E pra fechar Frau traz um Eiswein, ou vinho gelo em traducao literal. Sao as uvas que nao sao colhidas na primavera e congelam no inverno mantendo um teor de acúcar nas alturas. Uma combinacao de temperatura e duracao do inverno tem que acontecer pra se conseguir colher o Eiswein. E nao é todo ano que isso acontece. Por isso as garrafas sao mais limitadas ainda que o TBA. Tem um de 1998 custando € 1.190,60. É mole?!

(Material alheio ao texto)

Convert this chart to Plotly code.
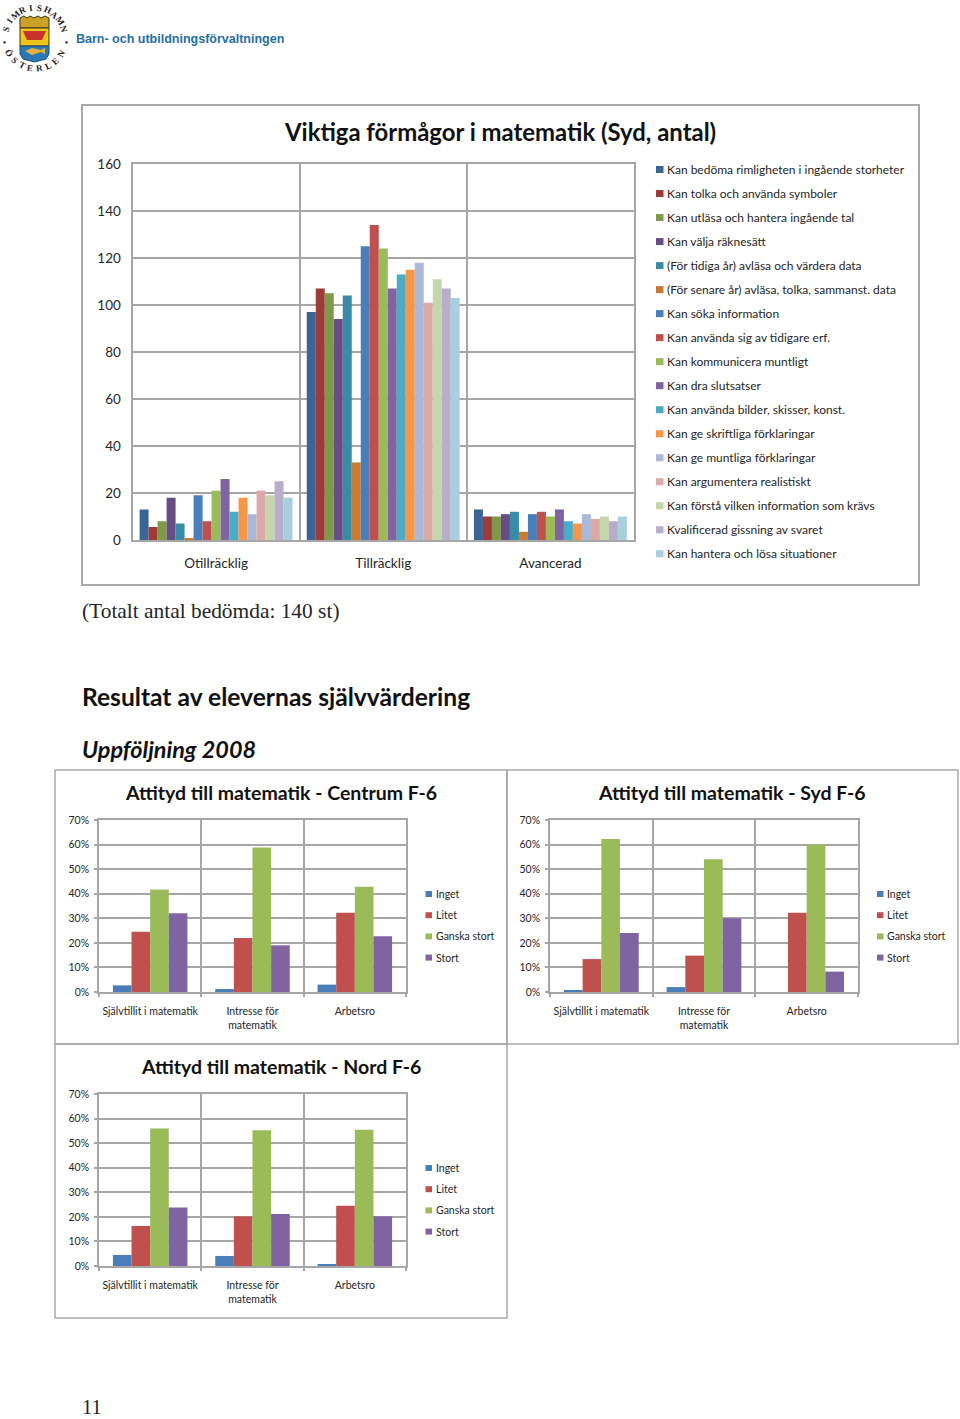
import math
import plotly.graph_objects as go

W, H = 960, 1419

# stor graf: förmågor, antal
nivaer = ["Otillräcklig", "Tillräcklig", "Avancerad"]
formagor = [
    "Kan bedöma rimligheten i ingående storheter",
    "Kan tolka och använda symboler",
    "Kan utläsa och hantera ingående tal",
    "Kan välja räknesätt",
    "(För tidiga år) avläsa och värdera data",
    "(För senare år) avläsa, tolka, sammanst. data",
    "Kan söka information",
    "Kan använda sig av tidigare erf.",
    "Kan kommunicera muntligt",
    "Kan dra slutsatser",
    "Kan använda bilder, skisser, konst.",
    "Kan ge skriftliga förklaringar",
    "Kan ge muntliga förklaringar",
    "Kan argumentera realistiskt",
    "Kan förstå vilken information som krävs",
    "Kvalificerad gissning av svaret",
    "Kan hantera och lösa situationer",
]
otillracklig = [13, 5.5, 8, 18, 7, 0.5, 19, 8, 21, 26, 12, 18, 11, 21, 19, 25, 18]
tillracklig = [97, 107, 105, 94, 104, 33, 125, 134, 124, 107, 113, 115, 118, 101, 111, 107, 103]
avancerad = [13, 10, 10, 11, 12, 3.5, 11, 12, 10, 13, 8, 7, 11, 9, 10, 8, 10]
formaga_farger = [
    "#3c6594", "#9e3b39", "#7e9a48", "#664d85", "#388ca6", "#c97a33",
    "#4a7ebb", "#c0504d", "#9bbb59", "#8064a2", "#4bacc6", "#f79646",
    "#aab9d8", "#dca9a8", "#c6d6ab", "#b8aecb", "#a8cfde",
]
y_ticks_antal = [0, 20, 40, 60, 80, 100, 120, 140, 160]

# små grafer: attityd, procent
attityd_kat = ["Självtillit i matematik", "Intresse för<br>matematik", "Arbetsro"]
svar = ["Inget", "Litet", "Ganska stort", "Stort"]
svar_farger = ["#4a7ebb", "#c0504d", "#9bbb59", "#8064a2"]
centrum = [[2.7, 1.2, 3.0], [24.5, 22.0, 32.3], [41.7, 58.8, 42.8], [32.0, 19.0, 22.7]]
syd = [[0.8, 2.0, 0.0], [13.4, 14.8, 32.3], [62.3, 54.0, 60.0], [24.0, 30.0, 8.3]]
nord = [[4.5, 4.1, 0.5], [16.3, 20.2, 24.5], [56.0, 55.2, 55.5], [23.8, 21.2, 20.2]]
y_ticks_pct = [0, 10, 20, 30, 40, 50, 60, 70]

GRID = "#a6a6a6"
FRAME = "#a9a9a9"
TXT = "#262626"
SANS = "Lato"


def px(x):
    return x / W


def py(y):
    return 1 - y / H


fig = go.Figure()
shapes = []
annotations = []


def text(x, y, s, size, color=TXT, family=SANS, anchor="left", angle=0):
    annotations.append(dict(
        x=px(x), y=py(y), xref="paper", yref="paper", text=s, showarrow=False,
        xanchor=anchor, yanchor="middle", textangle=angle, borderpad=0,
        font=dict(size=size, color=color, family=family),
    ))


def rect(x0, y0, x1, y1, line=None, fill=None, width=2):
    shapes.append(dict(
        type="rect", xref="paper", yref="paper", layer="below",
        x0=px(x0), x1=px(x1), y0=py(y0), y1=py(y1),
        line=dict(color=line, width=width if line else 0), fillcolor=fill,
    ))


def path(points, fill, line=None, width=1):
    d = "M " + " L ".join(f"{px(a):.5f},{py(b):.5f}" for a, b in points) + " Z"
    shapes.append(dict(type="path", xref="paper", yref="paper", layer="above", path=d,
                       fillcolor=fill, line=dict(color=line, width=width if line else 0)))


def axes(n, box, ymax, ticks, suffix, size, gw, ticklen, xoff, yoff):
    x0, y0, x1, y1 = box
    fig.layout[f"xaxis{n}"] = dict(
        domain=[px(x0), px(x1)], anchor=f"y{n}", type="category", tickson="boundaries",
        showgrid=True, gridcolor=GRID, gridwidth=gw, showline=True, linecolor=GRID, linewidth=gw,
        ticks="outside", ticklen=ticklen, tickcolor=GRID, tickwidth=gw,
        ticklabelstandoff=xoff, tickangle=0,
        tickfont=dict(size=size, color=TXT, family=SANS), mirror=True,
    )
    fig.layout[f"yaxis{n}"] = dict(
        domain=[py(y1), py(y0)], anchor=f"x{n}", range=[0, ymax], tickmode="array",
        tickvals=ticks, ticktext=[f"{t}{suffix}" for t in ticks],
        showgrid=True, gridcolor=GRID, gridwidth=gw, showline=True, linecolor=GRID, linewidth=gw,
        ticks="outside", ticklen=ticklen, tickcolor=GRID, tickwidth=gw,
        ticklabelstandoff=yoff, zeroline=False, mirror=True,
        tickfont=dict(size=size, color=TXT, family=SANS),
    )


# stor graf
rect(82, 105, 919, 585, line=FRAME)
for i, namn in enumerate(formagor):
    fig.add_trace(go.Bar(
        x=nivaer, y=[otillracklig[i], tillracklig[i], avancerad[i]], name=namn,
        marker=dict(color=formaga_farger[i], line=dict(width=0)),
        xaxis="x", yaxis="y", showlegend=False,
    ))
    ly = 170 + i * 24.02
    rect(656, ly - 4, 663.5, ly + 3, fill=formaga_farger[i])
    text(666, ly - 0.5, namn, 12)
axes("", (132.5, 164, 634, 540), 160, y_ticks_antal, "", 13.5, 2, 0, 10, 7)
text(500, 132, "<b>Viktiga förmågor i matematik (Syd, antal)</b>", 23.9, color="#111111", anchor="center")

# små grafer
charts = [
    ("2", centrum, (99, 820, 406, 992), (55, 770, 507, 1044), "Attityd till matematik - Centrum F-6", 281, 425.5),
    ("3", syd, (550, 820, 858, 992), (507, 770, 958, 1044), "Attityd till matematik - Syd F-6", 732, 877),
    ("4", nord, (99, 1094, 406, 1266), (55, 1044, 507, 1318), "Attityd till matematik - Nord F-6", 281, 425.5),
]
for n, serier, box, ram, titel, tx, lx in charts:
    rect(*ram, line=FRAME, width=1.5)
    for namn, farg, varden in zip(svar, svar_farger, serier):
        fig.add_trace(go.Bar(
            x=attityd_kat, y=varden, name=namn, marker=dict(color=farg, line=dict(width=0)),
            xaxis=f"x{n}", yaxis=f"y{n}", showlegend=False,
        ))
    axes(n, box, 70, y_ticks_pct, "%", 10.5, 1.5, 3, 9, 3)
    text(tx, ram[1] + 22, f"<b>{titel}</b>", 19.5, color="#111111", anchor="center")
    for j, namn in enumerate(svar):
        ly = box[1] + 74 + j * 21.2
        rect(lx, ly - 3, lx + 6.5, ly + 3, fill=svar_farger[j])
        text(lx + 9, ly, namn, 10.5)

# rubriker på sidan
text(81, 611, "(Totalt antal bedömda: 140 st)", 21.4, family="Liberation Serif")
text(81, 696, "<b>Resultat av elevernas självvärdering</b>", 24.6, color="#111111")
text(81, 749, "<b><i>Uppföljning 2008</i></b>", 23.4, color="#111111")
text(81, 1407, "11", 20.5, family="Liberation Serif")
text(75, 39, "<b>Barn- och utbildningsförvaltningen</b>", 12.5, color="#1f6fa8", family="Liberation Sans")

# logotyp
LOGO_CX, LOGO_CY, LOGO_R = 35, 38, 30.5
for s, start, step, bottom in (("SIMRISHAMN", -72, 16, False), ("ÖSTERLEN", -60, 17, True)):
    for k, bokstav in enumerate(s):
        a = start + k * step
        r = math.radians(a)
        if bottom:
            lx, ly = LOGO_CX + LOGO_R * math.sin(r), LOGO_CY + LOGO_R * math.cos(r)
            rot = -a
        else:
            lx, ly = LOGO_CX + LOGO_R * math.sin(r), LOGO_CY - LOGO_R * math.cos(r)
            rot = a
        text(lx, ly, f"<b>{bokstav}</b>", 9, color="#222222", family="Liberation Serif", anchor="center", angle=rot)
text(4.5, 42, "●", 5, color="#222222", anchor="center")
text(66, 42, "●", 5, color="#222222", anchor="center")

path([(20, 18), (24, 16), (27, 18), (30, 16), (34, 18), (38, 16), (41, 18), (45, 16), (49, 18), (49, 28), (20, 28)],
     "#c9a227", "#3a3320")
path([(20, 28), (49, 28), (49, 46), (20, 46)], "#f0c419", "#3a3320")
path([(23, 31), (46, 31), (42, 40), (27, 40)], "#c8322b")
path([(20, 46), (49, 46), (49, 54), (46, 59), (34.5, 62), (23, 59), (20, 54)], "#2a78b5", "#1d4f7a")
path([(25, 51), (32, 48), (41, 50), (45, 48), (45, 54), (41, 52), (32, 55)], "#e3b23c")

fig.update_layout(
    width=W, height=H, margin=dict(l=0, r=0, t=0, b=0, autoexpand=False), autosize=False,
    paper_bgcolor="white", plot_bgcolor="rgba(0,0,0,0)",
    barmode="group", bargap=0.085, bargroupgap=0,
    shapes=shapes, annotations=annotations,
)
# de små graferna har större glapp, plotly har bara ett bargap per figur
for tr in fig.data:
    if tr.xaxis != "x":
        tr.width = 0.182
        tr.offset = -0.364 + svar.index(tr.name) * 0.182

fig.write_html("out.html", config={"displayModeBar": False},
               post_script="document.body.style.margin='0';")
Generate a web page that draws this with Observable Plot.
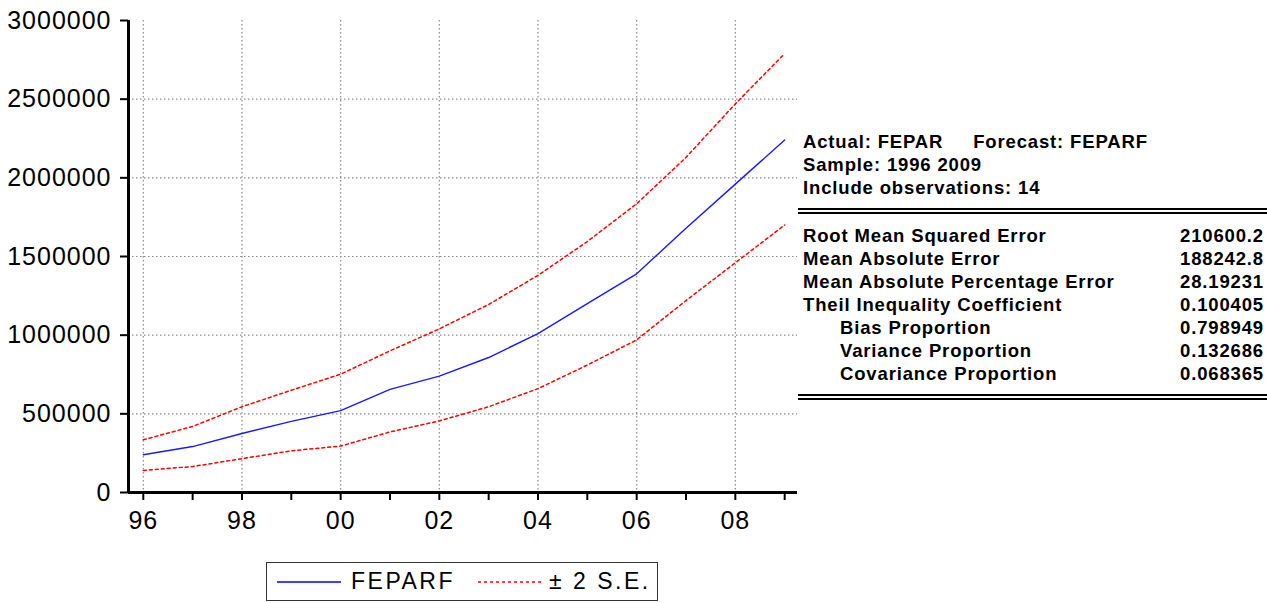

Bem, Jamal nos deu várias outras dicas, comparou vinhos a mulheres dancando com ventos esvoacantes balancando seus vestidos vermelhos nas estepes da Caxemira. Mesmo com 20 anos de Borgonha o álcool ainda faz um bom efeito nele. Nos convidou pra visitar o stand da família Molitor na ProWein, feira de vinhos que acontece todo mes de Março em Düsseldorf, e pra continuar visitando a regiao sempre que passarmos por ali.
Os dez minutinhos da Frau viraram hora e meia, mas saímos todos satisfeitos com os aromas, sabores, conversas e garrafas do Mittel Mosel.
Bom que fica no caminho. Quando acabar é só passar ali e encher o tanque.
1 comment:
Querido Bresson,
Queria ter estado junto com vcs, mas essas coisas boas só acontecem com os Bressons. Hihihi.
To rindo sozinha. Nem vou perturbar mais o Luis por ter comprado tanto vinho.